** Start of Dataset content **

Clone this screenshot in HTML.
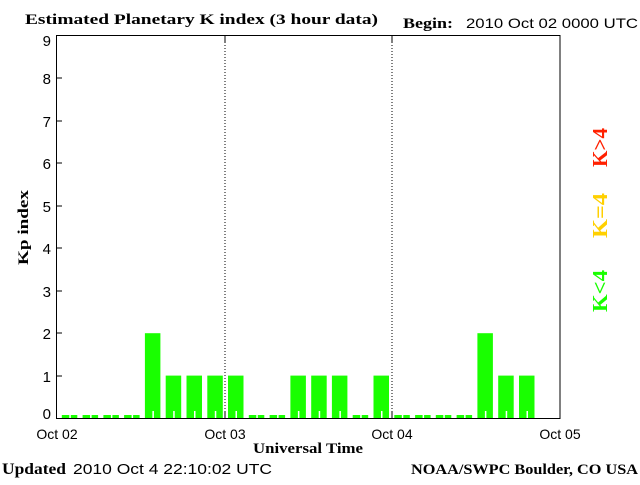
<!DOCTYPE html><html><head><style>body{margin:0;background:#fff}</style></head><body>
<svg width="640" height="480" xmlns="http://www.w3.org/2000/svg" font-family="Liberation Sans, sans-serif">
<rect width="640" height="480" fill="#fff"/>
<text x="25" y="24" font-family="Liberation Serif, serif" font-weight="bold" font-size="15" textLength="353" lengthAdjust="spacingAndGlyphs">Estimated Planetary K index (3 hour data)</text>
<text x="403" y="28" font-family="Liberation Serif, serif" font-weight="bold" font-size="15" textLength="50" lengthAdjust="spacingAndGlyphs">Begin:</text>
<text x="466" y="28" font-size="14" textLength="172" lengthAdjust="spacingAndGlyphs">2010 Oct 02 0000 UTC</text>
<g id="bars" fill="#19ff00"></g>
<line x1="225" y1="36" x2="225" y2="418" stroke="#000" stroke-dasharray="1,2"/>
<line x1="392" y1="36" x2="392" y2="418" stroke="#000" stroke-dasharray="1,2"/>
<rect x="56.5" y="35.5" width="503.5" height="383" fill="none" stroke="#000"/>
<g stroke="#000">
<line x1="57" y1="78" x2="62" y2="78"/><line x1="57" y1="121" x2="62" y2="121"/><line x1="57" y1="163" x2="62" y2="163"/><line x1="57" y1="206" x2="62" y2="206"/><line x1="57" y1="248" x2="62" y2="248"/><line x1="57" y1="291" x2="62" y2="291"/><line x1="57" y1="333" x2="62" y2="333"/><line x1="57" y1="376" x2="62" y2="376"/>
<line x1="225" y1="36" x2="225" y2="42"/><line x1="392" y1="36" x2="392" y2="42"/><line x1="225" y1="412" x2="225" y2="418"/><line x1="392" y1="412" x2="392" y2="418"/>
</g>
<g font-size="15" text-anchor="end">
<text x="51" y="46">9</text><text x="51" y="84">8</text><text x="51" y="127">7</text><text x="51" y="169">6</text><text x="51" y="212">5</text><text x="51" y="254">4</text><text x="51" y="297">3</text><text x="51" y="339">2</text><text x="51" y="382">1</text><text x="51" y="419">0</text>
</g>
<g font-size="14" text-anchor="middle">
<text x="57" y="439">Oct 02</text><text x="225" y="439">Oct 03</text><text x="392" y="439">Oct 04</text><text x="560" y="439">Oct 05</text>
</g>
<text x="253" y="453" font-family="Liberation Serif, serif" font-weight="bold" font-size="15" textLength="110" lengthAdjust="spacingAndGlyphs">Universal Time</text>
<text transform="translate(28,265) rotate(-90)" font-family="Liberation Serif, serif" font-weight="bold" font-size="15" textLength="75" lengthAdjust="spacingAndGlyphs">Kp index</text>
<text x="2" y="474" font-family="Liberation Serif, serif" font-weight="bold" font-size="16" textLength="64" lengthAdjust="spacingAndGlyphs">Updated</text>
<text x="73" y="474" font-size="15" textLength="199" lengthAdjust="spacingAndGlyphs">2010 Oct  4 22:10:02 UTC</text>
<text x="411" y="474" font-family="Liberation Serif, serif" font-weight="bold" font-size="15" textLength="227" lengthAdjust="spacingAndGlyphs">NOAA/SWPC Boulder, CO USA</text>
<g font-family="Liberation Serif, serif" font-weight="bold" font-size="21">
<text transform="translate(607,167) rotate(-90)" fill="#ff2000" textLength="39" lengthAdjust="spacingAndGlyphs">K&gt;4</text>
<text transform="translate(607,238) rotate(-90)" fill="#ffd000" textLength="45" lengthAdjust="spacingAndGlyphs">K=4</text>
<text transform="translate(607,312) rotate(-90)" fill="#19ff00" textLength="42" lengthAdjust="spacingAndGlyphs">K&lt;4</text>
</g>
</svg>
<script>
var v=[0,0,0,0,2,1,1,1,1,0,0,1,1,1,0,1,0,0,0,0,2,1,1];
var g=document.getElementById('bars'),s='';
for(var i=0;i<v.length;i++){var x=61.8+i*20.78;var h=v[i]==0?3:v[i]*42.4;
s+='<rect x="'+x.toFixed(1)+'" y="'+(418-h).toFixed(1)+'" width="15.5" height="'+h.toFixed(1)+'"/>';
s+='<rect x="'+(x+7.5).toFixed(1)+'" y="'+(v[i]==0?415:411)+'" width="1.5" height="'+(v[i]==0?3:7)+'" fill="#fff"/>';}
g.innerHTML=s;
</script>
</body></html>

** End of Dataset content **

Work to do: Quote the material exactly. Pictures stay out.

Task result:
Clone this screenshot in HTML.
<!DOCTYPE html><html><head><style>body{margin:0;background:#fff}</style></head><body>
<svg width="640" height="480" xmlns="http://www.w3.org/2000/svg" font-family="Liberation Sans, sans-serif">
<rect width="640" height="480" fill="#fff"/>
<text x="25" y="24" font-family="Liberation Serif, serif" font-weight="bold" font-size="15" textLength="353" lengthAdjust="spacingAndGlyphs">Estimated Planetary K index (3 hour data)</text>
<text x="403" y="28" font-family="Liberation Serif, serif" font-weight="bold" font-size="15" textLength="50" lengthAdjust="spacingAndGlyphs">Begin:</text>
<text x="466" y="28" font-size="14" textLength="172" lengthAdjust="spacingAndGlyphs">2010 Oct 02 0000 UTC</text>
<g id="bars" fill="#19ff00"></g>
<line x1="225" y1="36" x2="225" y2="418" stroke="#000" stroke-dasharray="1,2"/>
<line x1="392" y1="36" x2="392" y2="418" stroke="#000" stroke-dasharray="1,2"/>
<rect x="56.5" y="35.5" width="503.5" height="383" fill="none" stroke="#000"/>
<g stroke="#000">
<line x1="57" y1="78" x2="62" y2="78"/><line x1="57" y1="121" x2="62" y2="121"/><line x1="57" y1="163" x2="62" y2="163"/><line x1="57" y1="206" x2="62" y2="206"/><line x1="57" y1="248" x2="62" y2="248"/><line x1="57" y1="291" x2="62" y2="291"/><line x1="57" y1="333" x2="62" y2="333"/><line x1="57" y1="376" x2="62" y2="376"/>
<line x1="225" y1="36" x2="225" y2="42"/><line x1="392" y1="36" x2="392" y2="42"/><line x1="225" y1="412" x2="225" y2="418"/><line x1="392" y1="412" x2="392" y2="418"/>
</g>
<g font-size="15" text-anchor="end">
<text x="51" y="46">9</text><text x="51" y="84">8</text><text x="51" y="127">7</text><text x="51" y="169">6</text><text x="51" y="212">5</text><text x="51" y="254">4</text><text x="51" y="297">3</text><text x="51" y="339">2</text><text x="51" y="382">1</text><text x="51" y="419">0</text>
</g>
<g font-size="14" text-anchor="middle">
<text x="57" y="439">Oct 02</text><text x="225" y="439">Oct 03</text><text x="392" y="439">Oct 04</text><text x="560" y="439">Oct 05</text>
</g>
<text x="253" y="453" font-family="Liberation Serif, serif" font-weight="bold" font-size="15" textLength="110" lengthAdjust="spacingAndGlyphs">Universal Time</text>
<text transform="translate(28,265) rotate(-90)" font-family="Liberation Serif, serif" font-weight="bold" font-size="15" textLength="75" lengthAdjust="spacingAndGlyphs">Kp index</text>
<text x="2" y="474" font-family="Liberation Serif, serif" font-weight="bold" font-size="16" textLength="64" lengthAdjust="spacingAndGlyphs">Updated</text>
<text x="73" y="474" font-size="15" textLength="199" lengthAdjust="spacingAndGlyphs">2010 Oct  4 22:10:02 UTC</text>
<text x="411" y="474" font-family="Liberation Serif, serif" font-weight="bold" font-size="15" textLength="227" lengthAdjust="spacingAndGlyphs">NOAA/SWPC Boulder, CO USA</text>
<g font-family="Liberation Serif, serif" font-weight="bold" font-size="21">
<text transform="translate(607,167) rotate(-90)" fill="#ff2000" textLength="39" lengthAdjust="spacingAndGlyphs">K&gt;4</text>
<text transform="translate(607,238) rotate(-90)" fill="#ffd000" textLength="45" lengthAdjust="spacingAndGlyphs">K=4</text>
<text transform="translate(607,312) rotate(-90)" fill="#19ff00" textLength="42" lengthAdjust="spacingAndGlyphs">K&lt;4</text>
</g>
</svg>
<script>
var v=[0,0,0,0,2,1,1,1,1,0,0,1,1,1,0,1,0,0,0,0,2,1,1];
var g=document.getElementById('bars'),s='';
for(var i=0;i<v.length;i++){var x=61.8+i*20.78;var h=v[i]==0?3:v[i]*42.4;
s+='<rect x="'+x.toFixed(1)+'" y="'+(418-h).toFixed(1)+'" width="15.5" height="'+h.toFixed(1)+'"/>';
s+='<rect x="'+(x+7.5).toFixed(1)+'" y="'+(v[i]==0?415:411)+'" width="1.5" height="'+(v[i]==0?3:7)+'" fill="#fff"/>';}
g.innerHTML=s;
</script>
</body></html>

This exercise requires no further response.